- **Instructions for the task**: Restate, exactly and without pictures, the lines from the start of the listing below through the line holding "Chart.register(...registerables);".

[start of Data section]

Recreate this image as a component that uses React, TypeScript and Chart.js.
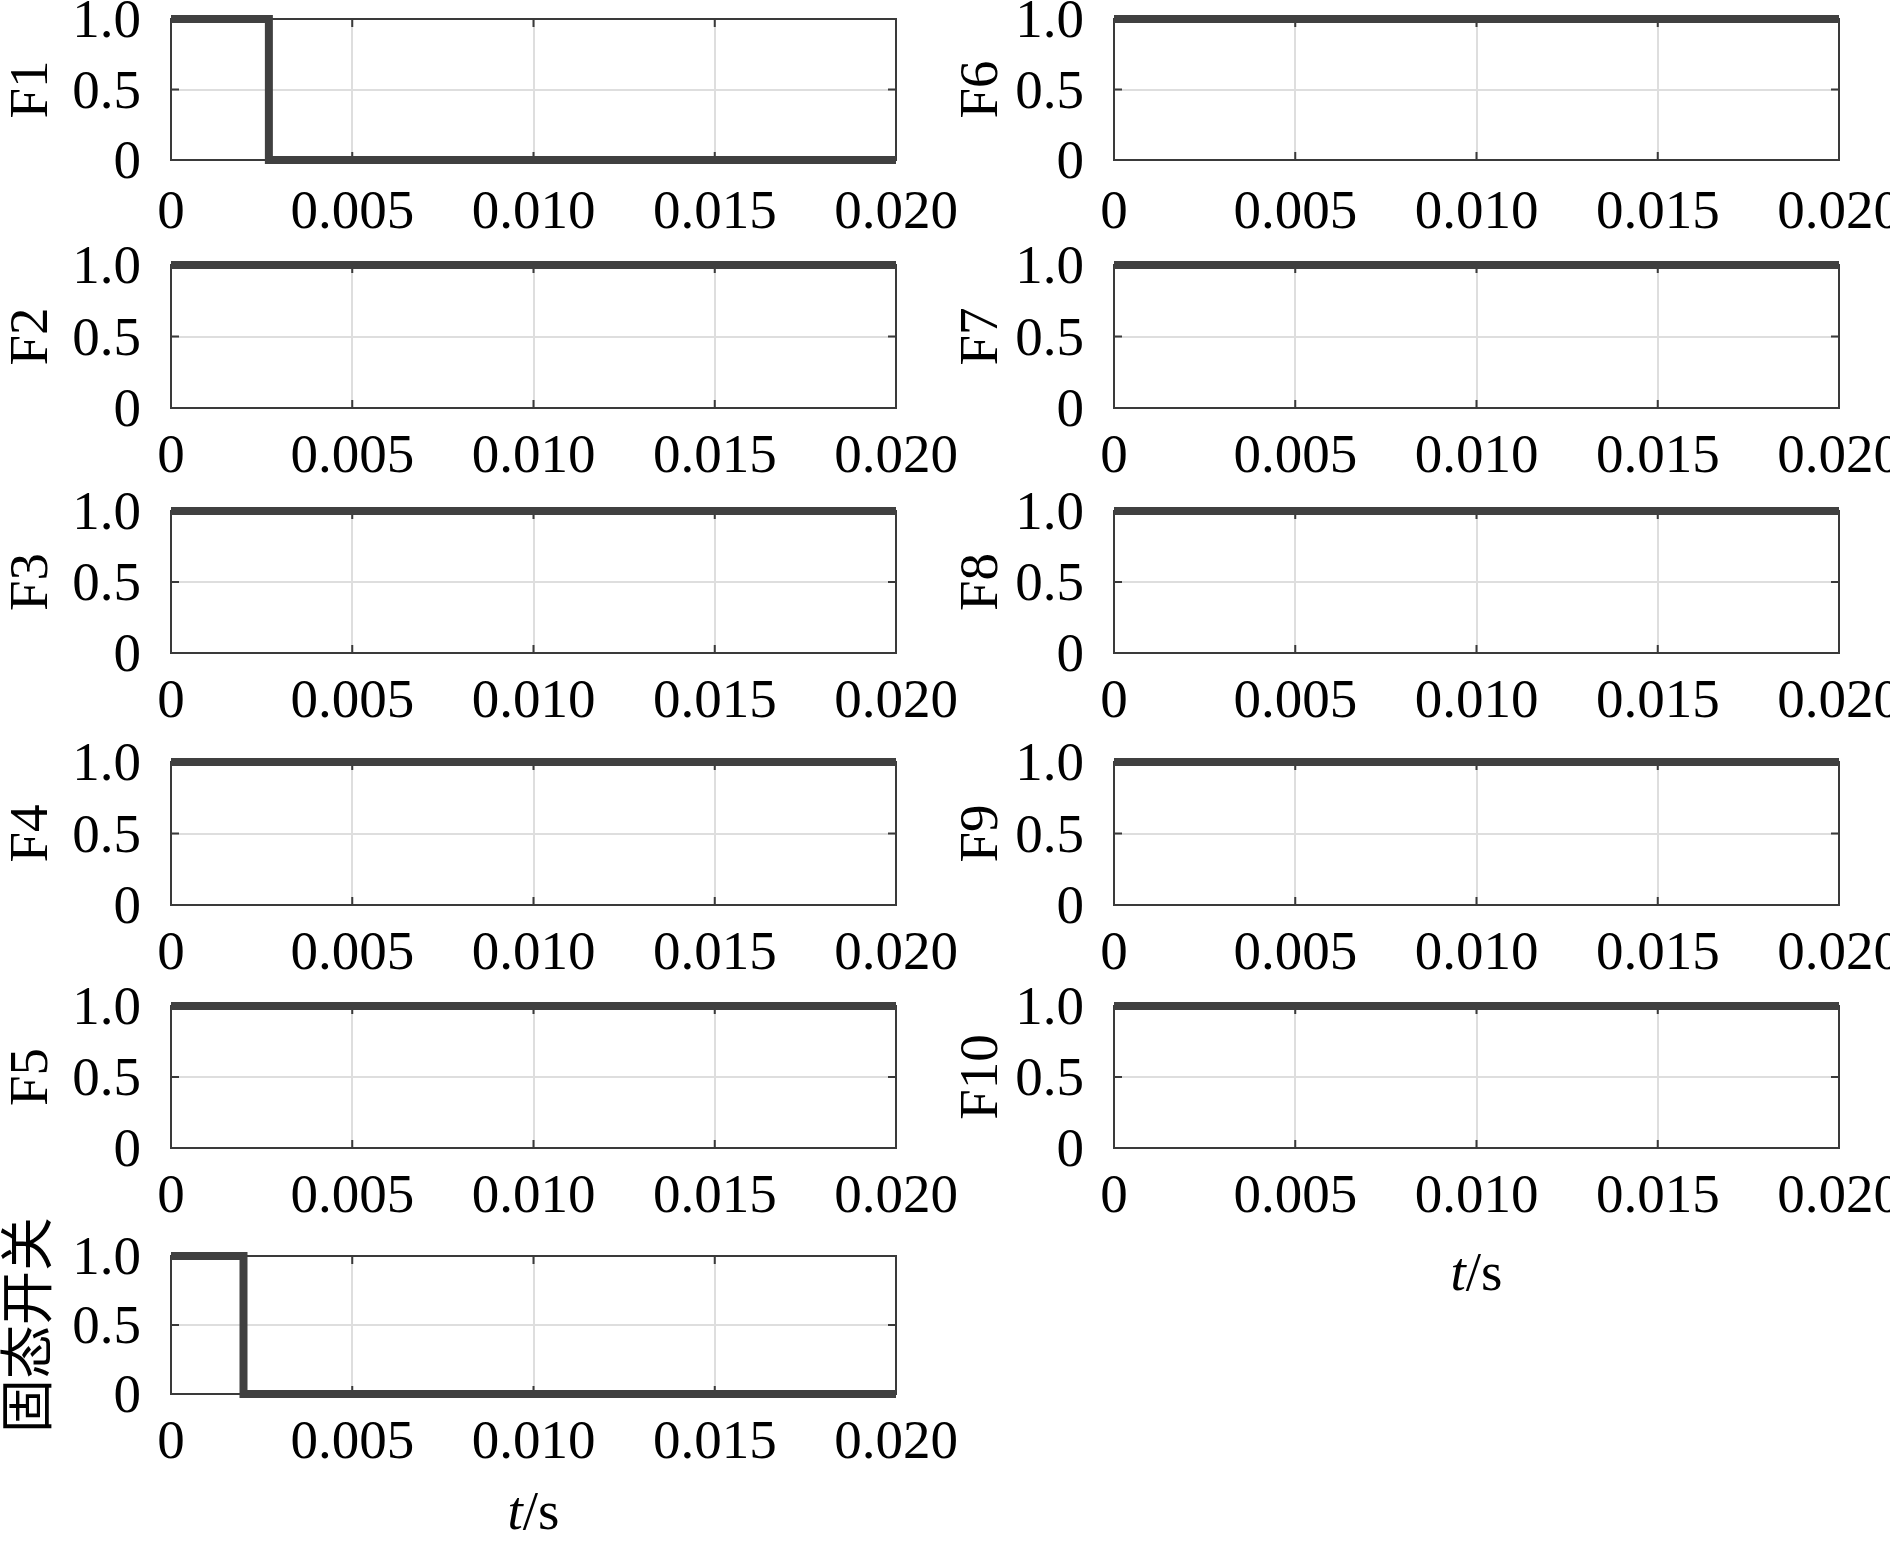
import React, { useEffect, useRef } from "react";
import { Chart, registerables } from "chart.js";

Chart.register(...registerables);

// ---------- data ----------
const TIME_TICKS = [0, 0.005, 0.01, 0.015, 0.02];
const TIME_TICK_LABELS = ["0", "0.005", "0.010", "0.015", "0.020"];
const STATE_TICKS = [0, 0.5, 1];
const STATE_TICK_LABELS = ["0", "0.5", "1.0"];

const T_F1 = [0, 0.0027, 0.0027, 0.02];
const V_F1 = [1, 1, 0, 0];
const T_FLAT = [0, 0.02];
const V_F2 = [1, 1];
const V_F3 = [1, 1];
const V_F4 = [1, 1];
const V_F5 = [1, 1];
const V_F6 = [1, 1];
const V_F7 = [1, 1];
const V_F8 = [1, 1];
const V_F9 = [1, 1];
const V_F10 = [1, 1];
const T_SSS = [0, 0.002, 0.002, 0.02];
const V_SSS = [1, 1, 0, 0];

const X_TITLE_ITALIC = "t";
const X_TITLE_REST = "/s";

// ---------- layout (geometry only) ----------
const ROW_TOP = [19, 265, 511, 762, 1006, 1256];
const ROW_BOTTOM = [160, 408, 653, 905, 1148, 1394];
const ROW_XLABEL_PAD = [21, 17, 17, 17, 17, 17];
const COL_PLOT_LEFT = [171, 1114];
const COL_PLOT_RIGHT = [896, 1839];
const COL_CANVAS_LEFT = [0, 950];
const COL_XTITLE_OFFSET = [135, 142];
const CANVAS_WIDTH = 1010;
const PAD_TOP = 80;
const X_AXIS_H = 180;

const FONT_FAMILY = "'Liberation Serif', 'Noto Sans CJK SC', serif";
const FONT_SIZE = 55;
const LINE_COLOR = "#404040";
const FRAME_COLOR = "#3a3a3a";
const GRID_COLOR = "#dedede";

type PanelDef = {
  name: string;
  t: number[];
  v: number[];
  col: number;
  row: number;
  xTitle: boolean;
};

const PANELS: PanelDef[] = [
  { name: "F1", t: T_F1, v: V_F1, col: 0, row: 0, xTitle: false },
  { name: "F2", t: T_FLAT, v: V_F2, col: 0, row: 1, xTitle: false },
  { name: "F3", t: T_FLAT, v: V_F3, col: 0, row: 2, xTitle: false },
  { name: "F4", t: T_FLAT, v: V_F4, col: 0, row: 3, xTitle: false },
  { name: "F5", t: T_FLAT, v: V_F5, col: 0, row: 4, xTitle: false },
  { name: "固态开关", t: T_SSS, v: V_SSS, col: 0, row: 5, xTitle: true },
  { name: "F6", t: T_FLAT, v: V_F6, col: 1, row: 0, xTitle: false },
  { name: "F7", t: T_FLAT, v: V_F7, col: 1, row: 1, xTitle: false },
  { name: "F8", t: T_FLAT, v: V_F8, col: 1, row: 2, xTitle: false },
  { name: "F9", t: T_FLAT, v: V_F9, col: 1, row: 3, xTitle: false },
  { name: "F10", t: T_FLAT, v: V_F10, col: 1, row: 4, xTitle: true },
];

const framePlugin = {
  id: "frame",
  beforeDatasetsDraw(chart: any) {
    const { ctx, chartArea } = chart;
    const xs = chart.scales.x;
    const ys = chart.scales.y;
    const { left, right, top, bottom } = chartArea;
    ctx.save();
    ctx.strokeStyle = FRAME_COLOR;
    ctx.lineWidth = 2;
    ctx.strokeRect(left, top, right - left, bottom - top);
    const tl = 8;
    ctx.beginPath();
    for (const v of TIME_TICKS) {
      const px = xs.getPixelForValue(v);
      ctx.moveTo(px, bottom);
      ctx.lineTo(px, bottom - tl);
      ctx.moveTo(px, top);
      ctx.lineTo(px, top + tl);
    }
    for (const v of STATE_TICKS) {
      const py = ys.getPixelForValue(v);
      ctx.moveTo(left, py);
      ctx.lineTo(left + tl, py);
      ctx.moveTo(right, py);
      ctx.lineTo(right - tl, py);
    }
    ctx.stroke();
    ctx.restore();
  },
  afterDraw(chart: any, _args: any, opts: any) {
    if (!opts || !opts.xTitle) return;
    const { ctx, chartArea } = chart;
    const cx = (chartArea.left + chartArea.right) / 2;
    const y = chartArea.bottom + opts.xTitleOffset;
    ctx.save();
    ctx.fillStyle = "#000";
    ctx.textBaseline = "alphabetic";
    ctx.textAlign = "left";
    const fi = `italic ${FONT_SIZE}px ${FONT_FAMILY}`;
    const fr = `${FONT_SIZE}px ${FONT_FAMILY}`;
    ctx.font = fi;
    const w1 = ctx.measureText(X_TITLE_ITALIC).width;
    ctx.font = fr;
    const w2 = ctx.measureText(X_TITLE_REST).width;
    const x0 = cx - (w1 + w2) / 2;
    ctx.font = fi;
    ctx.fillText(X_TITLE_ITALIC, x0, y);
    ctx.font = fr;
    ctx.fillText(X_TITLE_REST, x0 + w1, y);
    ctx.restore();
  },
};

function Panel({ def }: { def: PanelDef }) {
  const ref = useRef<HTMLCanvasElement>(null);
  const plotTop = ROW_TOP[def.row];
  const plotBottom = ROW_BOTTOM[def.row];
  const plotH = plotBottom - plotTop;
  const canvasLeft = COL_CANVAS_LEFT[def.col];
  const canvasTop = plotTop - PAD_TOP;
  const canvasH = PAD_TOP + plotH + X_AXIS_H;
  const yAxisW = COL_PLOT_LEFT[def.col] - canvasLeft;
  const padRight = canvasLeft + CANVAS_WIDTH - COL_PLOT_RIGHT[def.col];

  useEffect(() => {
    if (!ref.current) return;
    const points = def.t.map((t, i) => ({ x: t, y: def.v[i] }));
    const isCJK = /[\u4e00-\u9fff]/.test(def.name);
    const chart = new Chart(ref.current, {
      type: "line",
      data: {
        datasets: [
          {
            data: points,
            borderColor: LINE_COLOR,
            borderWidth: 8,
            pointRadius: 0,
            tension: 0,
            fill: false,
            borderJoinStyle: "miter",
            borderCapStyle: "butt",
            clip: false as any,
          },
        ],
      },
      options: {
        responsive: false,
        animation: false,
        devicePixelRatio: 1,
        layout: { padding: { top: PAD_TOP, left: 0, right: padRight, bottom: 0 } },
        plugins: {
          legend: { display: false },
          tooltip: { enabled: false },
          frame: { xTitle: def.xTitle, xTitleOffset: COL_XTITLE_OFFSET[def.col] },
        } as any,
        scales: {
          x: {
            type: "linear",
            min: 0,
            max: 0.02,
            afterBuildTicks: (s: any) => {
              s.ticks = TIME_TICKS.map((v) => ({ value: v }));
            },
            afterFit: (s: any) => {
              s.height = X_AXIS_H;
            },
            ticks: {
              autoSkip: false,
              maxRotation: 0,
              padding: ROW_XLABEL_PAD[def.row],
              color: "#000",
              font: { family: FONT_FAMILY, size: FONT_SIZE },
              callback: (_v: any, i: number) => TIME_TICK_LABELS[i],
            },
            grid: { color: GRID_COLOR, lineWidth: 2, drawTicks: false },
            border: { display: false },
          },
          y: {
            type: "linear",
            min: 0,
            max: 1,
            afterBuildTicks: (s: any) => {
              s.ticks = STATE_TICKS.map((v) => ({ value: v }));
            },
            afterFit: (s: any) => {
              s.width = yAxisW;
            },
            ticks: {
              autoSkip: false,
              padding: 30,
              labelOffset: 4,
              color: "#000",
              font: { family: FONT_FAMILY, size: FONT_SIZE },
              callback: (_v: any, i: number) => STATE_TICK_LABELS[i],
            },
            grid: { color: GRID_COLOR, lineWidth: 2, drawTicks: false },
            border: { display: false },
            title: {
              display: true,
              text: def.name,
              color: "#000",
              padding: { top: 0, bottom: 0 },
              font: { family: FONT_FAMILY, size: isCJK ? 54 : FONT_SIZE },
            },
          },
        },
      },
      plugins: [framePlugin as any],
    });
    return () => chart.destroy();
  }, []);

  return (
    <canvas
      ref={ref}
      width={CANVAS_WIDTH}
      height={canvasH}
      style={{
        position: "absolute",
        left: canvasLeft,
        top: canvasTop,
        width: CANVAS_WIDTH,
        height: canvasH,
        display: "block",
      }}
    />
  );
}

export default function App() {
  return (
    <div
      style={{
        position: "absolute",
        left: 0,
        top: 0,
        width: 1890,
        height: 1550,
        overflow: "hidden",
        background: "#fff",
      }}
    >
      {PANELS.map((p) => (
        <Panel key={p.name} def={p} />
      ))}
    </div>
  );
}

[end of Data section]

- **Full response**:
Recreate this image as a component that uses React, TypeScript and Chart.js.
import React, { useEffect, useRef } from "react";
import { Chart, registerables } from "chart.js";

Chart.register(...registerables);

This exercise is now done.